On May 1, 2025, the Supreme Court of Canada (the "SCC") dismissed the Government of Ontario's application for leave to appeal and the application from cross-appeal in His Majesty the King in Right of Ontario v. Sophia Mathur,1 a 2024 decision from the Court of Appeal for Ontario ("ONCA").2 Ontario and the youth plaintiffs asked the SCC to weigh in on the case, stating that Mathur raises questions of national importance about whether governments are constitutionally required to fight climate change. The SCC's decision to not grant leave to appeal in Mathur means that the ONCA's decision in Mathur and its broad interpretation of the justiciability of climate issues stands, pending the Ontario Superior Court of Justice's ("ONSC") rehearing of the case.

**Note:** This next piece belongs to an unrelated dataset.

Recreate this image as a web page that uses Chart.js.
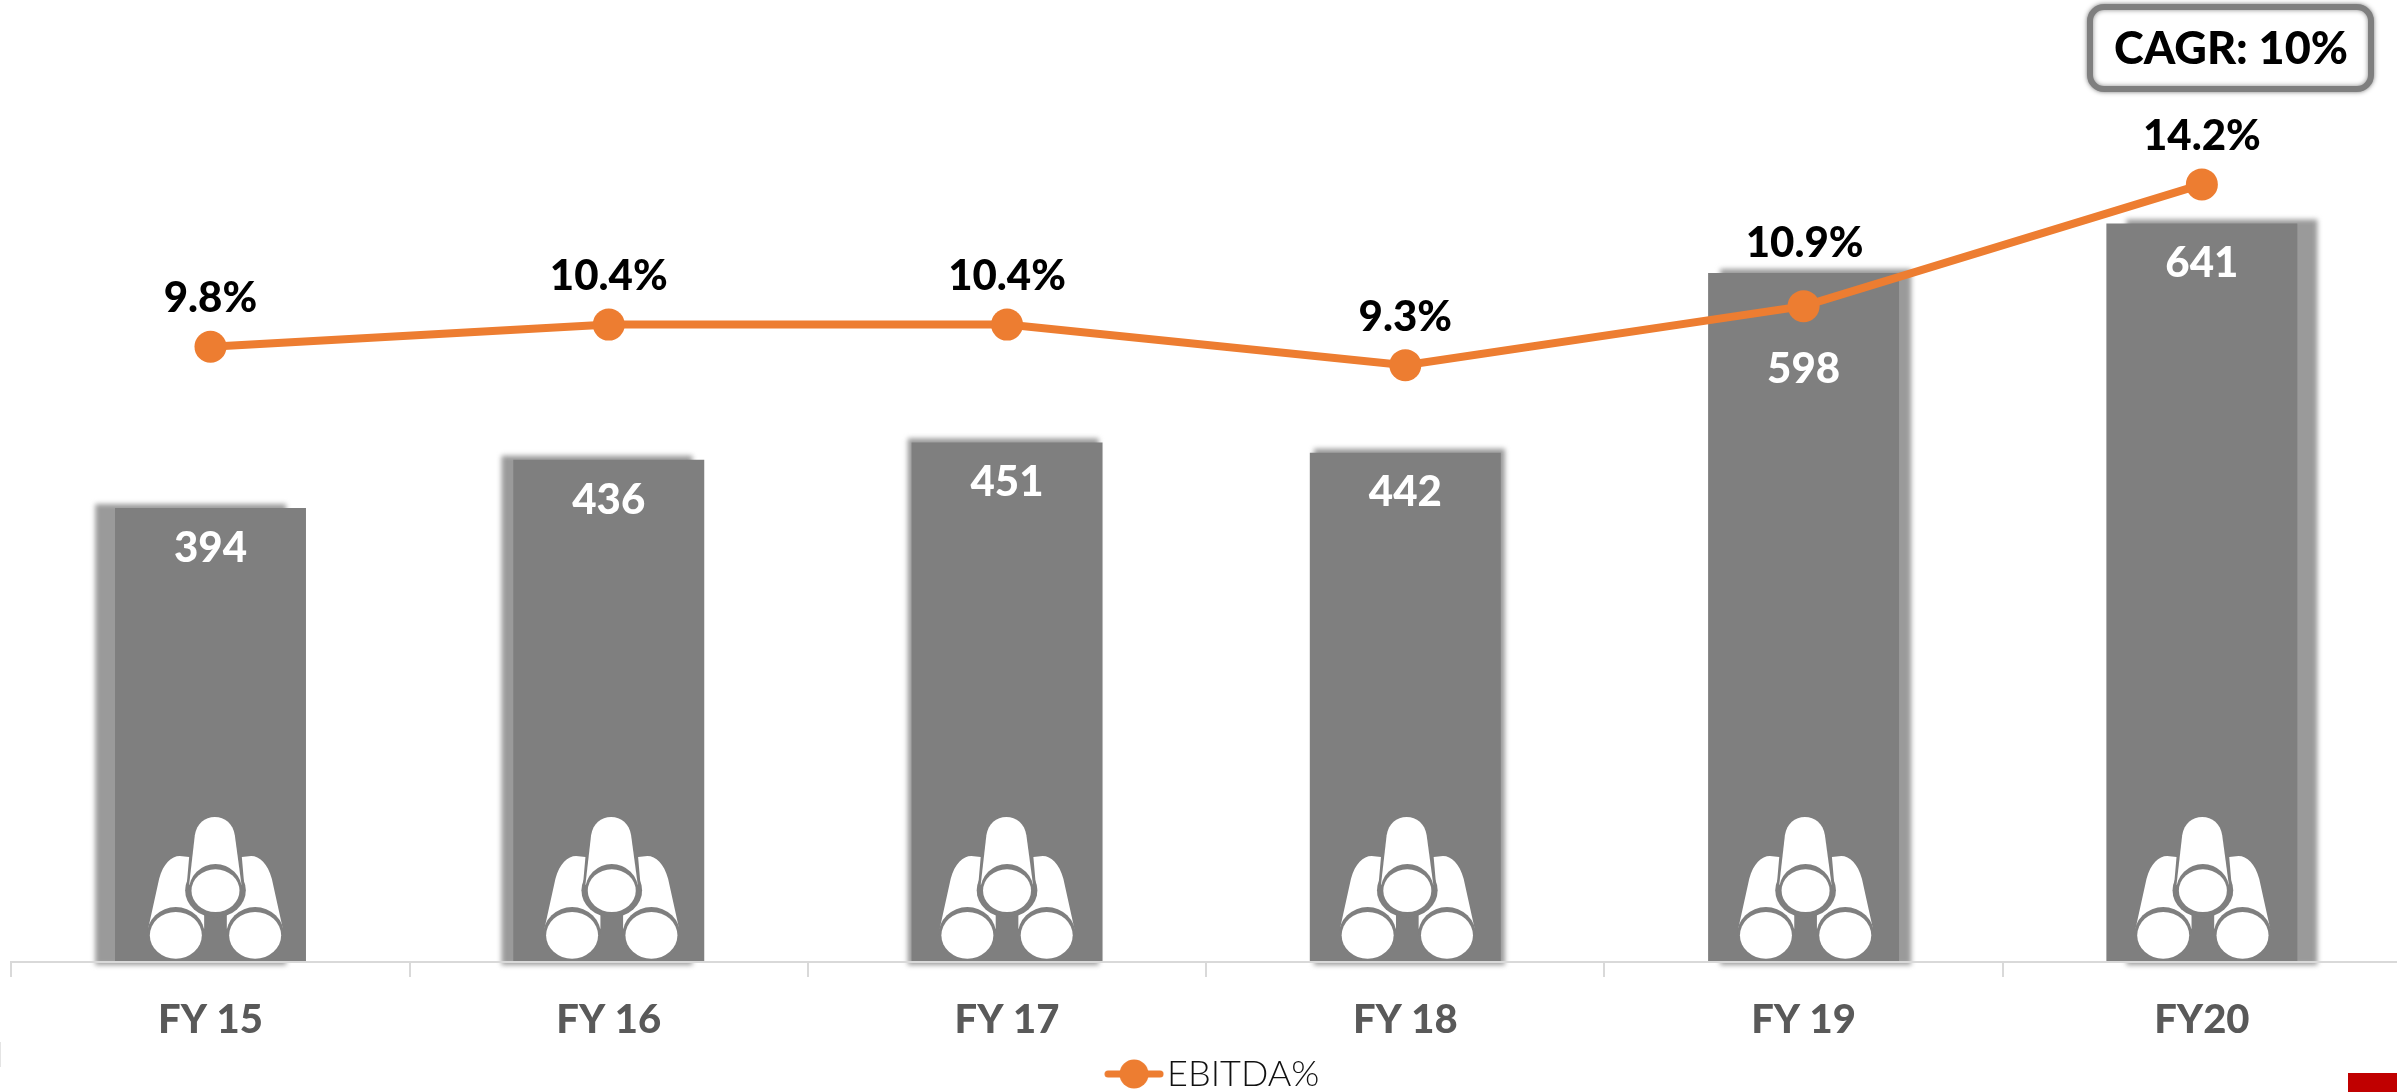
<!DOCTYPE html>
<html>
<head>
<meta charset="utf-8">
<title>EBITDA chart</title>
<script src="https://cdn.jsdelivr.net/npm/chart.js@4"></script>
<style>
html,body{margin:0;padding:0;background:#fff;overflow:hidden;width:2397px;height:1092px}
canvas{display:block}
</style>
</head>
<body>
<canvas id="c" width="2397" height="1092"></canvas>
<script>
const categories = ['FY 15','FY 16','FY 17','FY 18','FY 19','FY20'];
const barValues = [394,436,451,442,598,641];
const ebitdaPct = [9.8,10.4,10.4,9.3,10.9,14.2];
const barLabelDrop = [40,41,40,40,96,40];
const pctLabelRise = [48,48,48,48,63,48];
const iconShift = [5,3,0,2,2,1];
const seriesNames = ['Revenue','EBITDA%'];
const calloutText = 'CAGR: 10%';

const FONT = 'Lato, "Open Sans", sans-serif';
const GREY = '#7f7f7f', ORANGE = '#ed7d31';
const pageCentre = 1199;

function drawIcon(ctx, cx, base) {
  ctx.save();
  ctx.translate(cx, base);
  ctx.scale(1/3, 1/3);
  ctx.translate(-467, -600);
  const side = () => {
    ctx.beginPath();
    ctx.moveTo(265,500); ctx.lineTo(298,350);
    ctx.bezierCurveTo(310,305,335,282,360,282);
    ctx.lineTo(388,285); ctx.lineTo(378,400); ctx.lineTo(433,460); ctx.lineTo(433,500);
    ctx.closePath(); ctx.fill();
  };
  const ell = (x,y,rx,ry,a,b) => { ctx.beginPath(); ctx.ellipse(x,y,rx,ry,0,a||0,b||Math.PI*2); ctx.fill(); };
  ctx.fillStyle = '#fff';
  side();
  ctx.save(); ctx.translate(934,0); ctx.scale(-1,1); side(); ctx.restore();
  ctx.fillStyle = GREY;
  ell(348,520,87,85,Math.PI,Math.PI*2);
  ell(586,520,87,85,Math.PI,Math.PI*2);
  ctx.fillStyle = '#fff';
  ell(348,520,78,70);
  ell(586,520,78,70);
  ctx.fillStyle = GREY;
  ell(467,385,91,81);
  ctx.fillStyle = '#fff';
  ctx.beginPath();
  ctx.moveTo(388,368); ctx.lineTo(405,220);
  ctx.bezierCurveTo(410,185,435,165,465,165);
  ctx.bezierCurveTo(495,165,520,185,525,220);
  ctx.lineTo(545,368); ctx.closePath(); ctx.fill();
  ctx.fillStyle = GREY;
  ell(467,386,80,80);
  ctx.fillStyle = '#fff';
  ell(467,386,72,64);
  ctx.restore();
}

const decor = {
  id:'decor',
  afterLayout(chart) {
    // the axis of the source runs a little past the right edge of the page
    const x = chart.scales.x;
    x.right = 2401; x.width = x.right - x.left; x.configure();
    const lg = chart.legend;
    lg.top += 10; lg.bottom += 10; lg.left += 15; lg.right += 15;
  },
  beforeDatasetsDraw(chart) {
    const ctx = chart.ctx, bars = chart.getDatasetMeta(0).data;
    ctx.save();
    ctx.filter = 'blur(2.5px)';
    ctx.fillStyle = '#9a9a9a';
    bars.forEach(b => {
      const shift = (b.x - pageCentre) * 0.02;
      ctx.fillRect(b.x - b.width/2 + shift, b.y - 4, b.width, b.base - b.y + 7);
    });
    ctx.restore();
  },
  afterDatasetsDraw(chart) {
    const ctx = chart.ctx, bars = chart.getDatasetMeta(0).data, pts = chart.getDatasetMeta(1).data;
    ctx.save();
    ctx.textAlign = 'center';
    ctx.textBaseline = 'middle';
    bars.forEach((b,i) => {
      drawIcon(ctx, b.x + iconShift[i], b.base);
    });
    ctx.font = '900 42px ' + FONT;
    ctx.fillStyle = '#fff';
    bars.forEach((b,i) => ctx.fillText(String(barValues[i]), b.x, b.y + barLabelDrop[i]));
    ctx.fillStyle = '#000';
    pts.forEach((p,i) => ctx.fillText(ebitdaPct[i].toFixed(1) + '%', p.x + (i===4?1:0), p.y - pctLabelRise[i]));

    // callout box
    ctx.save();
    ctx.shadowColor = 'rgba(0,0,0,.45)';
    ctx.shadowBlur = 5;
    ctx.fillStyle = '#fff';
    ctx.strokeStyle = GREY;
    ctx.lineWidth = 6;
    ctx.beginPath();
    ctx.roundRect(2090, 7, 281, 82, 14);
    ctx.fill(); ctx.stroke();
    ctx.restore();
    ctx.font = '900 45px ' + FONT;
    ctx.fillStyle = '#000';
    ctx.fillText(calloutText, 2231, 49);

    // page furniture of the source slide
    ctx.fillStyle = '#c00000';
    ctx.fillRect(2348, 1073, 49, 19);
    ctx.fillStyle = '#e4e4e4';
    ctx.fillRect(0, 1042, 1, 25);
    ctx.restore();
  }
};

function legendMark() {
  const c = document.createElement('canvas');
  c.width = 60; c.height = 30;
  const g = c.getContext('2d');
  g.strokeStyle = ORANGE; g.lineWidth = 7; g.lineCap = 'round';
  g.beginPath(); g.moveTo(4,15); g.lineTo(56,15); g.stroke();
  g.fillStyle = ORANGE;
  g.beginPath(); g.arc(30,15,14.5,0,Math.PI*2); g.fill();
  return c;
}
const mark = legendMark();

new Chart(document.getElementById('c'), {
  data: {
    labels: categories,
    datasets: [
      { type:'bar', label:seriesNames[0], data:barValues, backgroundColor:GREY, yAxisID:'y', order:2,
        categoryPercentage:1, barPercentage:0.4795 },
      { type:'line', label:seriesNames[1], data:ebitdaPct, borderColor:ORANGE, backgroundColor:ORANGE, yAxisID:'y1', order:1,
        borderWidth:8, pointRadius:16, pointBackgroundColor:ORANGE, pointBorderWidth:0, tension:0, clip:false }
    ]
  },
  options: {
    responsive:false, animation:false,
    layout:{ autoPadding:false, padding:{ left:11.35, right:0, top:0, bottom:0 } },
    plugins:{
      tooltip:{enabled:false},
      legend:{
        position:'bottom',
        labels:{
          usePointStyle:true, pointStyleWidth:30, padding:0, color:'#111',
          font:{ family:FONT, size:36, weight:'300' },
          generateLabels(chart){
            return [{ text:seriesNames[1], pointStyle:mark, datasetIndex:1, fillStyle:ORANGE, strokeStyle:ORANGE, lineWidth:0, fontColor:'#111' }];
          }
        }
      }
    },
    scales:{
      x:{
        afterFit(s){ s.height = 84; },
        grid:{ drawOnChartArea:false, drawTicks:true, tickLength:15, color:'#d9d9d9', lineWidth:2, z:1 },
        border:{ color:'#d9d9d9', width:2, z:1 },
        ticks:{ color:'#595959', padding:19, autoSkip:false, maxRotation:0, font:{ family:FONT, size:40, weight:'900' } }
      },
      y:{ display:false, min:0, max:835 },
      y1:{ display:false, min:-6.88, max:19.2, position:'right', grid:{drawOnChartArea:false} }
    }
  },
  plugins:[decor]
});
</script>
</body>
</html>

Our earlier analyses of the Mathur decisions explored the significant implications of this groundbreaking case. In our previous post, The Heat is On: Justiciability of Climate Claims, we discussed the original decision of the ONSC,3 highlighting the complexities plaintiffs encountered in attempting to establish standing and clear justiciability thresholds in climate-related matters. Our subsequent article, Turning Up the Heat: Ontario's Climate Case Reignites, reviewed the ONCA's judgment, acknowledging the careful but important progression toward recognizing climate change as a potentially justiciable issue.
The ONCA remitted the decision back to the ONSC for a rehearing of whether Ontario's climate change policies violate sections 7 and 15 of the Canadian Charter of Rights and Freedoms ("Charter"), instructing the ONSC to reconsider the matter using the correct analytical framework. In doing so, the ONCA noted that the Charter challenge was not an assertion of positive rights, but rather concerned the actions of the Government of Ontario in respect of obligations that it had already voluntarily assumed. As such, the central question of Charter compliance remains unresolved. Should the ONSC conclude upon rehearing that Ontario's climate policies do indeed breach the Charter, it would be an unprecedented judicial decision in Canada that inadequate governmental climate policies can constitute constitutional violations.
Moving forward, stakeholders should continue to closely monitor the Mathur rehearing and other emerging climate litigation strategies and judicial responses across Canada. The decision by the SCC to not grant leave to appeal for Mathur could lead to legislative or policy-based approaches as alternative pathways to address climate concerns, prompting both governmental and private actors to reassess their legal and regulatory frameworks in anticipation of ongoing and increasingly sophisticated climate litigation.
With the case now heading back to the ONSC for another hearing, this landmark climate litigation remains very much alive. We will provide ongoing updates and analysis as the case progresses.
Footnotes
1 Mathur v Ontario, 2024 ONCA 762, leave to appeal to SCC refused, 41596 (1 May 2025).
2 Mathur v Ontario, 2024 ONCA 762.
3 Mathur v His Majesty the King in Right of Ontario, 2023 ONSC 2316.